FBI investigating 1,000 ‘homegrown terror cases’

Michael McCaul
Michael McCaul / AP
December 7, 2015

The chair of the House Homeland Security Committee warned the nation Monday during a wide-ranging address on national security matters, "We are a nation at war."

Rep. Michael McCaul (R., Texas), in a State of Homeland Security address delivered at the National War College, flatly said: "Make no mistake: We are a nation at war."

McCaul’s comments come on the heels of a major terror attack in San Bernardino, California that was allegedly committed by followers of the Islamic State (also known as ISIS or ISIL) terror group.

"Our own city streets are now the front lines," McCaul said. "Indeed, San Bernardino was not an isolated event. Terrorists are on the offensive, working to deploy operatives to our shores and to radicalize our citizens to commit acts of violence."

McCaul said that the U.S. homeland is experiencing the "highest threat environment since 9/11" and that the FBI is investigating "nearly 1,000 homegrown terror cases" across all 50 states, most of which are related to the Islamic State.

"Already, federal authorities have arrested over 70 ISIS supporters in our country," he said.

In the wake of San Bernardino, Islamic State affiliates have been connected to 19 "terrorist plots or attacks here at home," McCaul said. 

"These include plans to murder tourists on Florida beaches, to set off pipe bombs on Capitol Hill, to detonate explosives at New York City landmarks, and to live-stream an attack at an American college campus," he said.

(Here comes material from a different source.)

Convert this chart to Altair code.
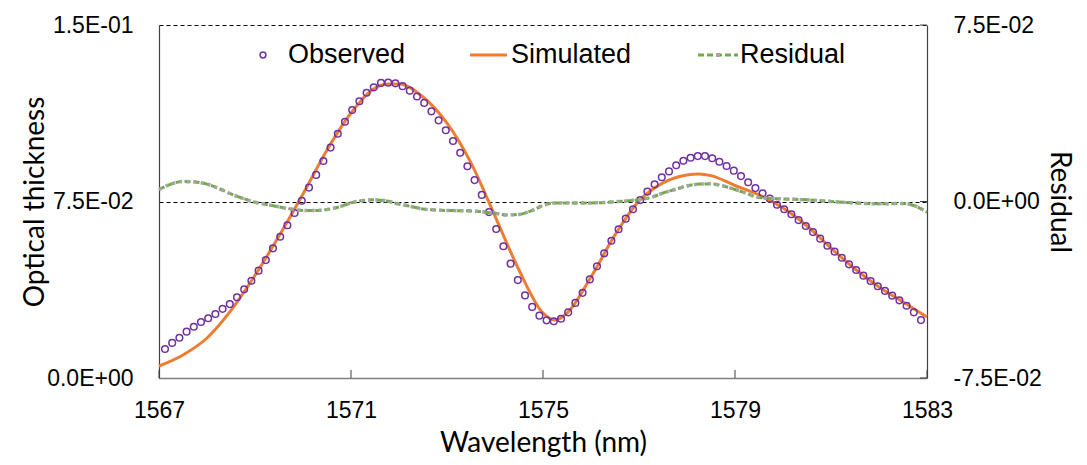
import altair as alt
import pandas as pd

# ---------------- data ----------------
obs_start = 1567.125
obs_step = 0.15
observed = [
    0.0123, 0.0149, 0.0171, 0.0197, 0.0218, 0.0238, 0.0254, 0.0272, 0.0294, 0.0314,
    0.0343, 0.0377, 0.0413, 0.0456, 0.0501, 0.0551, 0.0600, 0.0649, 0.0701, 0.0753,
    0.0809, 0.0863, 0.0922, 0.0979, 0.1038, 0.1089, 0.1139, 0.1176, 0.1212, 0.1235,
    0.1254, 0.1255, 0.1252, 0.1240, 0.1221, 0.1196, 0.1169, 0.1133, 0.1095, 0.1053,
    0.1007, 0.0957, 0.0900, 0.0841, 0.0778, 0.0705, 0.0633, 0.0560, 0.0486, 0.0416,
    0.0351, 0.0302, 0.0265, 0.0245, 0.0241, 0.0252, 0.0279, 0.0319, 0.0362, 0.0419,
    0.0475, 0.0530, 0.0583, 0.0632, 0.0677, 0.0717, 0.0756, 0.0792, 0.0823, 0.0853,
    0.0878, 0.0904, 0.0923, 0.0936, 0.0943, 0.0943, 0.0934, 0.0919, 0.0901, 0.0881,
    0.0858, 0.0832, 0.0807, 0.0785, 0.0762, 0.0736, 0.0717, 0.0696, 0.0671, 0.0646,
    0.0620, 0.0592, 0.0562, 0.0537, 0.0511, 0.0483, 0.0459, 0.0435, 0.0412, 0.0390,
    0.0370, 0.0350, 0.0330, 0.0307, 0.0279, 0.0246,
]
obs_wl = [round(obs_start + obs_step * i, 3) for i in range(len(observed))]

sim_wl = [1567.0, 1567.5, 1568.0, 1568.5, 1569.0, 1569.5, 1570.0, 1570.5, 1571.0,
          1571.5, 1571.75, 1572.0, 1572.5, 1573.0, 1573.5, 1574.0, 1574.5, 1575.0,
          1575.25, 1575.5, 1576.0, 1576.5, 1577.0, 1577.5, 1578.0, 1578.25, 1578.5,
          1579.0, 1579.5, 1580.0, 1580.5, 1581.0, 1581.5, 1582.0, 1582.5, 1583.0]
simulated = [0.0051, 0.0098, 0.0170, 0.0287, 0.0436, 0.0603, 0.0782, 0.0969, 0.1126,
             0.1232, 0.1249, 0.1249, 0.1194, 0.1083, 0.0914, 0.0688, 0.0459, 0.0276,
             0.0246, 0.0276, 0.0429, 0.0608, 0.0752, 0.0829, 0.0863, 0.0867, 0.0860,
             0.0818, 0.0778, 0.0722, 0.0646, 0.0552, 0.0463, 0.0387, 0.0323, 0.0259]

res_wl = [1567.0, 1567.25, 1567.5, 1567.75, 1568.0, 1568.25, 1568.5, 1568.75, 1569.0,
          1569.25, 1569.5, 1569.75, 1570.0, 1570.25, 1570.5, 1570.75, 1571.0, 1571.25,
          1571.5, 1571.75, 1572.0, 1572.25, 1572.5, 1572.75, 1573.0, 1573.5, 1574.0,
          1574.25, 1574.5, 1574.75, 1575.0, 1575.25, 1575.5, 1576.0, 1576.5, 1577.0,
          1577.25, 1577.5, 1577.75, 1578.0, 1578.25, 1578.5, 1578.75, 1579.0, 1579.25,
          1579.5, 1580.0, 1580.5, 1581.0, 1581.5, 1582.0, 1582.5, 1582.75, 1583.0]
residual = [0.0051, 0.0074, 0.0085, 0.0083, 0.0074, 0.0055, 0.0032, 0.0013, -0.0003,
            -0.0013, -0.0023, -0.0032, -0.0038, -0.0038, -0.0034, -0.0023, -0.0006, 0.0004,
            0.0007, 0.0002, -0.0011, -0.0021, -0.0032, -0.0036, -0.0038, -0.0040, -0.0050,
            -0.0057, -0.0055, -0.0040, -0.0017, -0.0006, -0.0006, -0.0006, -0.0001, 0.0008,
            0.0017, 0.0036, 0.0051, 0.0066, 0.0074, 0.0075, 0.0066, 0.0051, 0.0034,
            0.0017, 0.0011, 0.0007, 0.0000, -0.0006, -0.0010, -0.0008, -0.0019, -0.0045]

x_ticks = [1567, 1571, 1575, 1579, 1583]
left_ticks = [0, 0.075, 0.15]
left_labels = ["0.0E+00", "7.5E-02", "1.5E-01"]
right_ticks = [-0.075, 0, 0.075]
right_labels = ["-7.5E-02", "0.0E+00", "7.5E-02"]
legend_labels = ["Observed", "Simulated", "Residual"]

# ---------------- styling ----------------
PURPLE = "#7030A0"
ORANGE = "#ED7D31"
GREEN = "#70AD47"
GREY = "#A5A5A5"
TICK_FONT = "Liberation Sans"
TITLE_FONT = "Lato"
W, H = 768, 353


def label_expr(vals, labels):
    expr = "''"
    for v, l in zip(reversed(vals), reversed(labels)):
        expr = f"abs(datum.value - ({v})) < 1e-9 ? '{l}' : " + expr
    return expr


obs_df = pd.DataFrame({"wl": obs_wl, "val": observed})
sim_df = pd.DataFrame({"wl": sim_wl, "val": simulated})
res_df = pd.DataFrame({"wl": res_wl, "val": residual})
xt_df = pd.DataFrame({"wl": x_ticks})
rt_df = pd.DataFrame({"val": right_ticks})

x_scale = alt.Scale(domain=[1567, 1583], nice=False, zero=False)
x_axis = alt.Axis(values=x_ticks, format="d", title="Wavelength (nm)", grid=False,
                  ticks=False, tickSize=0, labelFontSize=23, labelFont=TICK_FONT,
                  labelColor="black", labelPadding=21, labelFlush=False,
                  domainColor="#7f7f7f", domainWidth=1.5, titleFont=TITLE_FONT,
                  titleFontSize=28, titleFontWeight="normal", titleColor="black",
                  titleX=W / 2, titleY=73, titleBaseline="alphabetic",
                  titleAlign="center")

yl_scale = alt.Scale(domain=[0, 0.15], nice=False)
yl_axis = alt.Axis(values=left_ticks, labelExpr=label_expr(left_ticks, left_labels),
                   title="Optical thickness", grid=True, gridDash=[4, 3],
                   gridColor="black", gridWidth=1, ticks=False, tickSize=0,
                   labelFontSize=23, labelFont=TICK_FONT, labelColor="black",
                   labelPadding=26, labelFlush=False, domainColor="#404040",
                   domainWidth=1.2, titleFont=TITLE_FONT, titleFontSize=28,
                   titleFontWeight="normal", titleColor="black", titleX=-124,
                   titleY=H / 2, titleAngle=-90, titleBaseline="middle",
                   titleAlign="center")

yr_scale = alt.Scale(domain=[-0.075, 0.075], nice=False, zero=False)
yr_axis = alt.Axis(values=right_ticks, labelExpr=label_expr(right_ticks, right_labels),
                   title="Residual", orient="right", grid=False, ticks=False,
                   tickSize=0, labelFontSize=23, labelFont=TICK_FONT,
                   labelColor="black", labelPadding=26, labelFlush=False,
                   domainColor="#404040", domainWidth=1.2, titleFont=TITLE_FONT,
                   titleFontSize=28, titleFontWeight="normal", titleColor="black",
                   titleX=131, titleY=H / 2, titleAngle=90, titleBaseline="middle",
                   titleAlign="center")

X = alt.X("wl:Q", scale=x_scale, axis=x_axis)

sim_line = alt.Chart(sim_df).mark_line(color=ORANGE, strokeWidth=3,
                                       interpolate="monotone").encode(
    x=X, y=alt.Y("val:Q", scale=yl_scale, axis=yl_axis))
obs_pts = alt.Chart(obs_df).mark_point(shape="circle", filled=False, color=PURPLE,
                                       size=44, strokeWidth=1.5, opacity=1).encode(
    x=alt.X("wl:Q", scale=x_scale), y=alt.Y("val:Q", scale=yl_scale))
x_tick_marks = alt.Chart(xt_df).mark_rule(color="#404040", strokeWidth=1).encode(
    x=alt.X("wl:Q", scale=x_scale), y=alt.value(H), y2=alt.value(H - 8))

left_layer = alt.layer(sim_line, obs_pts, x_tick_marks)

res_green = alt.Chart(res_df).mark_line(color=GREEN, strokeWidth=3, strokeDash=[6, 3],
                                        interpolate="monotone").encode(
    x=alt.X("wl:Q", scale=x_scale), y=alt.Y("val:Q", scale=yr_scale, axis=yr_axis))
res_grey = alt.Chart(res_df).mark_line(color=GREY, strokeWidth=3.5, strokeDash=[3, 4.2],
                                       interpolate="monotone").encode(
    x=alt.X("wl:Q", scale=x_scale), y=alt.Y("val:Q", scale=yr_scale))
r_tick_marks = alt.Chart(rt_df).mark_rule(color="#404040", strokeWidth=1).encode(
    y=alt.Y("val:Q", scale=yr_scale), x=alt.value(W - 7), x2=alt.value(W))

right_layer = alt.layer(res_green, res_grey, r_tick_marks)

# ---------------- legend (manual, at top of plot) ----------------
LY = 30
one = pd.DataFrame({"k": [0]})
leg_circle = alt.Chart(one).mark_point(shape="circle", filled=False, color=PURPLE,
                                       size=34, strokeWidth=1.5, opacity=1).encode(
    x=alt.value(104), y=alt.value(LY))
leg_orange = alt.Chart(one).mark_rule(color=ORANGE, strokeWidth=3).encode(
    x=alt.value(311), x2=alt.value(348), y=alt.value(LY))
leg_green = alt.Chart(one).mark_rule(color=GREEN, strokeWidth=3,
                                     strokeDash=[6, 3]).encode(
    x=alt.value(539), x2=alt.value(579), y=alt.value(LY))
leg_grey = alt.Chart(one).mark_point(shape="square", filled=True, color=GREY,
                                     size=16, opacity=1).encode(
    x=alt.value(559), y=alt.value(LY))
leg_text_x = [129, 352, 581]
leg_texts = [
    alt.Chart(pd.DataFrame({"t": [lab]})).mark_text(
        align="left", baseline="middle", font=TICK_FONT, fontSize=27,
        color="black").encode(x=alt.value(xx), y=alt.value(LY), text="t:N")
    for lab, xx in zip(legend_labels, leg_text_x)
]

legend_layer = alt.layer(leg_circle, leg_orange, leg_green, leg_grey, *leg_texts)

chart = alt.layer(left_layer, right_layer, legend_layer).resolve_scale(
    y="independent"
).properties(
    width=W, height=H,
    autosize=alt.AutoSizeParams(type="none"),
    padding={"left": 151, "top": 17, "right": 152, "bottom": 79},
).configure_view(stroke=None)

chart.save("out.html", embed_options={"renderer": "svg", "actions": False})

This year has been the "single most active year for homegrown terror we have ever tracked," according to McCaul, who said "there were more homegrown terror cases in the first six months of 2015 than any full year since 9/11."

McCaul went on to blast the Obama administration for failing to take concrete steps to battle the Islamic State and prevent further attacks on the United States.

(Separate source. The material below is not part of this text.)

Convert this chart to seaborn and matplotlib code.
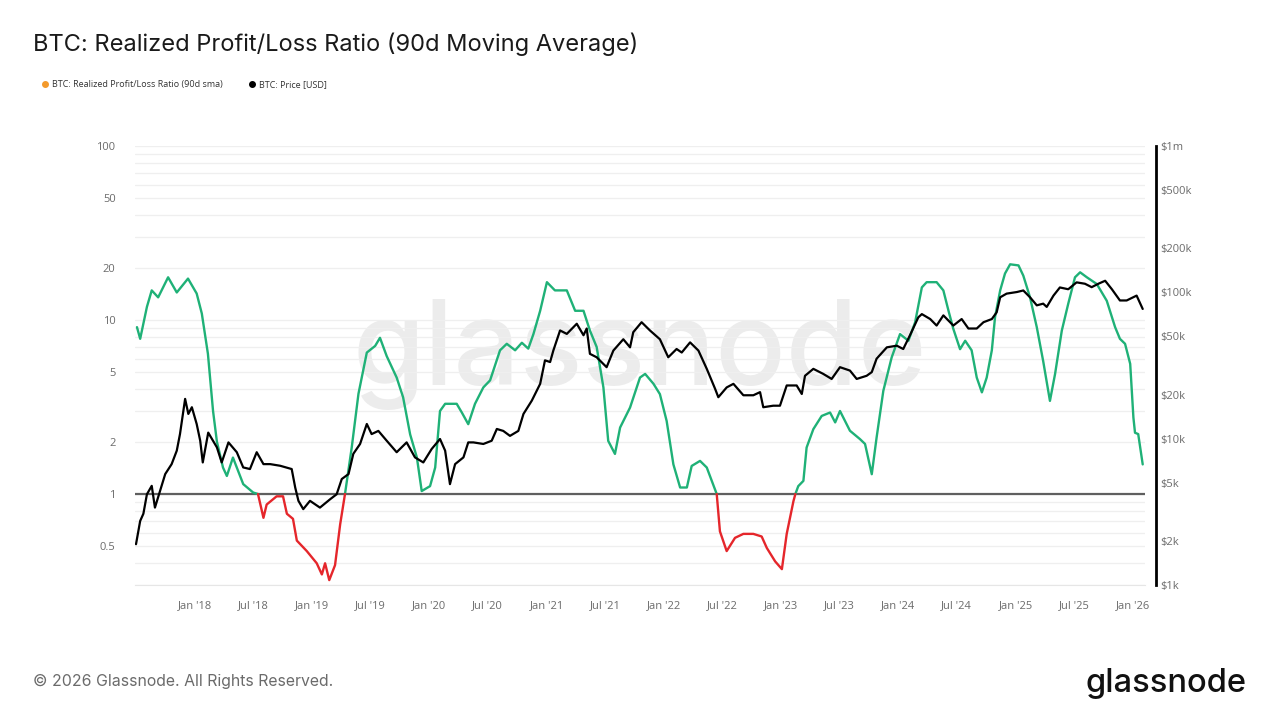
import numpy as np
import pandas as pd
import matplotlib
matplotlib.use("Agg")
import matplotlib.pyplot as plt
import matplotlib.dates as mdates
from matplotlib.lines import Line2D
from matplotlib.ticker import FixedLocator, FixedFormatter, LogLocator, NullFormatter
import seaborn as sns

# ===== DATA =====
RATIO_DATES = [
    "2017-07-04", "2017-07-14", "2017-08-04", "2017-08-19", "2017-09-08", "2017-10-09",
    "2017-11-05", "2017-12-10", "2018-01-06", "2018-01-22", "2018-02-10", "2018-02-26",
    "2018-03-10", "2018-03-29", "2018-04-10", "2018-04-29", "2018-05-31", "2018-07-01",
    "2018-07-16", "2018-08-02", "2018-08-12", "2018-09-12", "2018-10-02", "2018-10-14",
    "2018-11-02", "2018-11-14", "2018-12-15", "2019-01-15", "2019-01-31", "2019-02-10",
    "2019-02-23", "2019-03-13", "2019-03-29", "2019-04-13", "2019-05-04", "2019-05-25",
    "2019-06-20", "2019-07-16", "2019-07-31", "2019-08-21", "2019-09-21", "2019-10-11",
    "2019-11-02", "2019-11-23", "2019-12-08", "2020-01-03", "2020-01-19", "2020-02-03",
    "2020-02-19", "2020-03-26", "2020-04-11", "2020-05-01", "2020-05-22", "2020-06-17",
    "2020-07-08", "2020-08-08", "2020-08-29", "2020-09-24", "2020-10-15", "2020-11-04",
    "2020-11-20", "2020-12-11", "2021-01-01", "2021-01-26", "2021-03-04", "2021-03-30",
    "2021-04-25", "2021-05-15", "2021-06-05", "2021-06-26", "2021-07-11", "2021-08-01",
    "2021-08-17", "2021-09-17", "2021-10-18", "2021-11-03", "2021-11-29", "2021-12-19",
    "2022-01-09", "2022-01-30", "2022-02-20", "2022-03-13", "2022-03-28", "2022-04-23",
    "2022-05-14", "2022-06-14", "2022-06-24", "2022-07-15", "2022-08-10", "2022-09-05",
    "2022-10-06", "2022-11-01", "2022-11-17", "2022-12-13", "2023-01-03", "2023-01-18",
    "2023-02-08", "2023-02-14", "2023-02-23", "2023-03-11", "2023-03-21", "2023-04-11",
    "2023-05-07", "2023-06-02", "2023-06-18", "2023-07-03", "2023-08-03", "2023-09-03",
    "2023-09-19", "2023-10-10", "2023-10-25", "2023-11-15", "2023-12-11", "2024-01-06",
    "2024-02-01", "2024-02-22", "2024-03-14", "2024-03-29", "2024-04-29", "2024-05-20",
    "2024-06-05", "2024-06-20", "2024-07-11", "2024-07-27", "2024-08-16", "2024-09-01",
    "2024-09-17", "2024-10-02", "2024-10-18", "2024-10-28", "2024-11-13", "2024-11-28",
    "2024-12-14", "2025-01-09", "2025-01-24", "2025-02-14", "2025-03-07", "2025-03-27",
    "2025-04-17", "2025-05-03", "2025-05-24", "2025-06-13", "2025-07-04", "2025-07-20",
    "2025-08-10", "2025-09-10", "2025-10-11", "2025-11-06", "2025-11-21", "2025-12-07",
    "2025-12-23", "2026-01-02", "2026-01-07", "2026-01-17", "2026-01-31",
]
RATIO_VALUES = [
    9.1, 7.8, 11.9, 14.8, 13.5, 17.6,
    14.4, 17.3, 14.2, 10.9, 6.4, 3.0,
    2.0, 1.42, 1.27, 1.62, 1.14, 1.02,
    1.0, 0.73, 0.87, 0.97, 0.97, 0.77,
    0.72, 0.54, 0.47, 0.40, 0.345, 0.40,
    0.32, 0.39, 0.67, 1.0, 1.85, 3.77,
    6.5, 7.1, 7.9, 6.2, 4.67, 3.6,
    2.2, 1.62, 1.04, 1.11, 1.42, 3.0,
    3.3, 3.3, 2.94, 2.52, 3.3, 4.1,
    4.5, 6.7, 7.3, 6.7, 7.4, 6.85,
    8.3, 11.3, 16.5, 14.8, 14.8, 11.3,
    11.3, 8.7, 7.0, 4.1, 2.02, 1.70,
    2.41, 3.14, 4.67, 4.9, 4.3, 3.75,
    2.63, 1.48, 1.09, 1.09, 1.45, 1.55,
    1.42, 1.0, 0.61, 0.47, 0.56, 0.59,
    0.59, 0.57, 0.49, 0.41, 0.37, 0.59,
    0.91, 1.0, 1.11, 1.19, 1.85, 2.36,
    2.81, 2.94, 2.58, 3.0, 2.31, 2.07,
    1.94, 1.30, 2.11, 3.92, 6.1, 8.3,
    7.6, 9.7, 15.4, 16.5, 16.5, 14.8,
    11.3, 8.9, 6.8, 7.6, 6.7, 4.67,
    3.84, 4.67, 6.7, 10.4, 14.8, 18.5,
    20.9, 20.6, 18.0, 13.5, 9.1, 5.8,
    3.43, 4.9, 8.7, 12.4, 17.6, 18.8,
    17.6, 16.1, 12.9, 9.1, 7.8, 7.3,
    5.6, 2.75, 2.25, 2.21, 1.48,
]

PRICE_DATES = [
    "2017-07-01", "2017-07-14", "2017-07-24", "2017-08-04", "2017-08-19", "2017-08-29",
    "2017-09-14", "2017-09-30", "2017-10-20", "2017-11-05", "2017-11-15", "2017-12-01",
    "2017-12-11", "2017-12-22", "2018-01-06", "2018-01-17", "2018-01-25", "2018-02-11",
    "2018-03-10", "2018-03-25", "2018-04-15", "2018-05-11", "2018-05-31", "2018-06-21",
    "2018-07-12", "2018-08-02", "2018-08-23", "2018-09-23", "2018-10-29", "2018-11-09",
    "2018-11-19", "2018-12-04", "2018-12-25", "2019-01-25", "2019-02-26", "2019-03-18",
    "2019-04-03", "2019-04-24", "2019-05-09", "2019-05-30", "2019-06-20", "2019-07-05",
    "2019-07-26", "2019-08-21", "2019-09-21", "2019-10-22", "2019-11-17", "2019-12-13",
    "2020-01-08", "2020-02-03", "2020-02-19", "2020-03-05", "2020-03-21", "2020-04-16",
    "2020-05-01", "2020-05-17", "2020-06-17", "2020-07-13", "2020-07-29", "2020-08-18",
    "2020-09-08", "2020-10-04", "2020-10-20", "2020-11-15", "2020-12-11", "2020-12-26",
    "2021-01-11", "2021-01-21", "2021-02-11", "2021-03-04", "2021-04-04", "2021-04-25",
    "2021-05-05", "2021-05-15", "2021-06-05", "2021-07-06", "2021-07-27", "2021-08-27",
    "2021-09-17", "2021-09-27", "2021-10-23", "2021-11-18", "2021-12-19", "2022-01-14",
    "2022-02-09", "2022-02-25", "2022-03-23", "2022-04-18", "2022-05-14", "2022-06-09",
    "2022-06-19", "2022-07-15", "2022-08-05", "2022-09-05", "2022-10-06", "2022-10-27",
    "2022-11-06", "2022-12-07", "2022-12-28", "2023-01-18", "2023-02-18", "2023-03-06",
    "2023-03-16", "2023-04-11", "2023-05-12", "2023-06-07", "2023-07-03", "2023-08-03",
    "2023-08-24", "2023-09-24", "2023-10-10", "2023-10-25", "2023-11-26", "2023-12-27",
    "2024-01-16", "2024-02-06", "2024-03-03", "2024-03-14", "2024-04-09", "2024-04-29",
    "2024-05-20", "2024-06-20", "2024-07-16", "2024-08-06", "2024-09-01", "2024-09-22",
    "2024-10-18", "2024-11-02", "2024-11-13", "2024-12-03", "2025-01-04", "2025-01-24",
    "2025-02-14", "2025-03-07", "2025-03-27", "2025-04-07", "2025-04-28", "2025-05-18",
    "2025-06-13", "2025-07-09", "2025-08-04", "2025-08-25", "2025-09-15", "2025-10-06",
    "2025-10-27", "2025-11-21", "2025-12-12", "2026-01-12", "2026-01-31",
]
PRICE_VALUES = [
    1900, 2740, 3070, 4170, 4760, 3380,
    4400, 5730, 6700, 8280, 10750, 18700,
    14760, 16400, 12600, 9680, 6880, 11000,
    8720, 6880, 9430, 8080, 6360, 6200,
    8080, 6700, 6700, 6530, 6200, 4630,
    3760, 3300, 3760, 3380, 3860, 4170,
    5300, 5730, 7880, 9200, 12600, 10750,
    11300, 9680, 8080, 9430, 7450, 6880,
    8500, 9950, 8280, 4890, 6700, 7450,
    9430, 9430, 9200, 9680, 11650, 11300,
    10450, 11300, 14760, 18200, 23700, 34300,
    33400, 40000, 54900, 52000, 61000, 50900,
    56600, 38000, 36000, 30800, 40000, 47800,
    42100, 53400, 62500, 54900, 47800, 36000,
    41000, 38800, 45500, 40000, 30000, 21900,
    19200, 22400, 23700, 19800, 19800, 20800,
    16400, 16800, 16800, 23100, 23100, 20200,
    26900, 30000, 27700, 25600, 30800, 29200,
    25600, 26900, 28500, 35200, 42100, 43200,
    41000, 50900, 67500, 71000, 65700, 59300,
    69600, 59300, 65700, 56600, 56600, 62500,
    65700, 73000, 92500, 98000, 100500, 103000,
    92500, 81500, 83700, 79500, 95000, 108000,
    105000, 117000, 114500, 108500, 114500, 120000,
    105000, 88000, 88000, 95000, 77000,
]

LEFT_TICKS = [0.5, 1, 2, 5, 10, 20, 50, 100]
LEFT_LABELS = ["0.5", "1", "2", "5", "10", "20", "50", "100"]
RIGHT_TICKS = [1e3, 2e3, 5e3, 1e4, 2e4, 5e4, 1e5, 2e5, 5e5, 1e6]
RIGHT_LABELS = ["$1k", "$2k", "$5k", "$10k", "$20k", "$50k", "$100k", "$200k", "$500k", "$1m"]
X_TICKS = pd.date_range("2018-01-01", "2026-01-01", freq="6MS")

TITLE = "BTC: Realized Profit/Loss Ratio (90d Moving Average)"
LEGEND_LABELS = ["BTC: Realized Profit/Loss Ratio (90d sma)", "BTC: Price [USD]"]

GREEN = "#1fb177"
RED = "#e5262b"
GREY_TXT = "#6b6b6b"

# ===== STYLE =====
sns.set_style("white")
plt.rcParams["font.family"] = ["Open Sans", "DejaVu Sans"]

fig = plt.figure(figsize=(12.8, 7.2), dpi=100)
ax = fig.add_axes([0.1055, 0.1875, 0.789, 0.6097])
ax2 = ax.twinx()

# split ratio into profit (>=1) and loss (<=1) runs
ratio = np.array(RATIO_VALUES)
dates = pd.to_datetime(RATIO_DATES)
rows = []
seg = 0
for kind, mask in (("profit", ratio >= 1), ("loss", ratio <= 1)):
    prev = False
    for d, v, m in zip(dates, ratio, mask):
        if m and not prev:
            seg += 1
        if m:
            rows.append({"date": d, "ratio": v, "kind": kind, "seg": seg})
        prev = m
seg_df = pd.DataFrame(rows)

ax.axhline(1, color="#5f5f5f", linewidth=1.6, zorder=3)
sns.lineplot(data=seg_df, x="date", y="ratio", hue="kind", units="seg",
             estimator=None, sort=False, palette={"profit": GREEN, "loss": RED},
             linewidth=1.7, legend=False, ax=ax, zorder=4)

price_df = pd.DataFrame({"date": pd.to_datetime(PRICE_DATES), "price": PRICE_VALUES})
sns.lineplot(data=price_df, x="date", y="price", color="black", linewidth=1.6, ax=ax2)

# watermark
ax.text(0.5, 0.525, "glassnode", transform=ax.transAxes, fontsize=84,
        color="#ececec", ha="center", va="center", zorder=0,
        family=["Inter", "DejaVu Sans"], fontweight="medium")

# left axis
ax.set_yscale("log")
ax.set_ylim(0.3, 100)
ax.yaxis.set_major_locator(FixedLocator(LEFT_TICKS))
ax.yaxis.set_major_formatter(FixedFormatter(LEFT_LABELS))
ax.yaxis.set_minor_locator(LogLocator(base=10, subs=np.arange(2, 10)))
ax.yaxis.set_minor_formatter(NullFormatter())
ax.grid(axis="y", which="both", color="#efefef", linewidth=0.9, zorder=0)
ax.tick_params(axis="y", which="both", length=0, labelsize=8, labelcolor=GREY_TXT, pad=14)

# right axis
ax2.set_yscale("log")
ax2.set_ylim(1e3, 1e6)
ax2.yaxis.set_major_locator(FixedLocator(RIGHT_TICKS))
ax2.yaxis.set_major_formatter(FixedFormatter(RIGHT_LABELS))
ax2.yaxis.set_minor_formatter(NullFormatter())
ax2.tick_params(axis="y", which="both", length=0, labelsize=8, labelcolor=GREY_TXT, pad=3)
ax2.set_ylabel("")

# x axis
ax.set_xlim(pd.Timestamp("2017-06-28"), pd.Timestamp("2026-02-07"))
ax.xaxis.set_major_locator(FixedLocator(mdates.date2num(X_TICKS)))
ax.xaxis.set_major_formatter(mdates.DateFormatter("%b '%y"))
ax.tick_params(axis="x", length=7, color="#e6e6e6", labelsize=8, labelcolor=GREY_TXT, pad=4)
ax.set_xlabel("")
ax.set_ylabel("")

for s in ("top", "left", "right"):
    ax.spines[s].set_visible(False)
ax.spines["bottom"].set_color("#e6e6e6")
for s in ("top", "left", "bottom"):
    ax2.spines[s].set_visible(False)
ax2.spines["right"].set_position(("outward", 8))
ax2.spines["right"].set_color("black")
ax2.spines["right"].set_linewidth(2)

# title, legend, footer
fig.text(0.026, 0.938, TITLE, fontsize=17, color="#1a1a1a", va="center",
         family=["Inter", "DejaVu Sans"])
handles = [
    Line2D([], [], marker="o", linestyle="", markersize=4, markerfacecolor="#f39a2c",
           markeredgecolor="#f39a2c"),
    Line2D([], [], marker="o", linestyle="", markersize=4, markerfacecolor="black",
           markeredgecolor="black"),
]
fig.legend(handles, LEGEND_LABELS, loc="center left", bbox_to_anchor=(0.025, 0.882),
           ncol=2, frameon=False, fontsize=6.5, handletextpad=0.3, columnspacing=2.7,
           handlelength=1.0, labelcolor="#333333")
fig.text(0.026, 0.053, "\u00a9 2026 Glassnode. All Rights Reserved.", fontsize=11.4,
         color=GREY_TXT, va="center", family=["Inter", "DejaVu Sans"])
fig.text(0.974, 0.051, "glassnode", fontsize=23.5, color="#111111", va="center", ha="right",
         family=["Inter", "DejaVu Sans"], fontweight="medium")

fig.savefig("out.png", dpi=100, facecolor="white")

"I was disappointed last night when the president failed to lay out any new steps to fight this menace," he said. "Instead, he doubled down on a strategy of hesitancy and half-measures."

He said the mass shooting in San Bernardino should serve as a "wake-up call" to Americans and U.S. lawmakers.

"This attack should not just be a wake-up call. It should be a call to action. For far too long, we have allowed extremists to reclaim their momentum, surging from terrorist cells into full-fledged terrorist armies," McCaul said.

"As a result, I believe the state of our homeland is increasingly not secure, and I believe 2015 will be seen as a watershed year in this long war—the year when our enemies gained an upper hand and when the spread of terror once again awoke the West."

McCaul lambasted some of his congressional colleagues for denying that the United States is under attack by terrorist forces.

"We are not acting early enough to keep terrorist groups from spreading, and there are some in Washington who are in denial about the threat we face," he said.

The Obama administration has repeatedly said the United States is immune from attacks, despite a series of incidents fueled by extremist ideology.

"I have had enough," McCaul said. "We cannot be blind to the threat before us. ISIS is not contained—it is expanding at great cost to the free world. In November, the group managed to conduct three major terrorist attacks on three separate continents in just three weeks."

The Islamic State "is now more dangerous than al Qaeda ever was under Osama bin Laden," McCaul said, adding that the terror group’s extremist ideology has "spread into the West, including into the United States."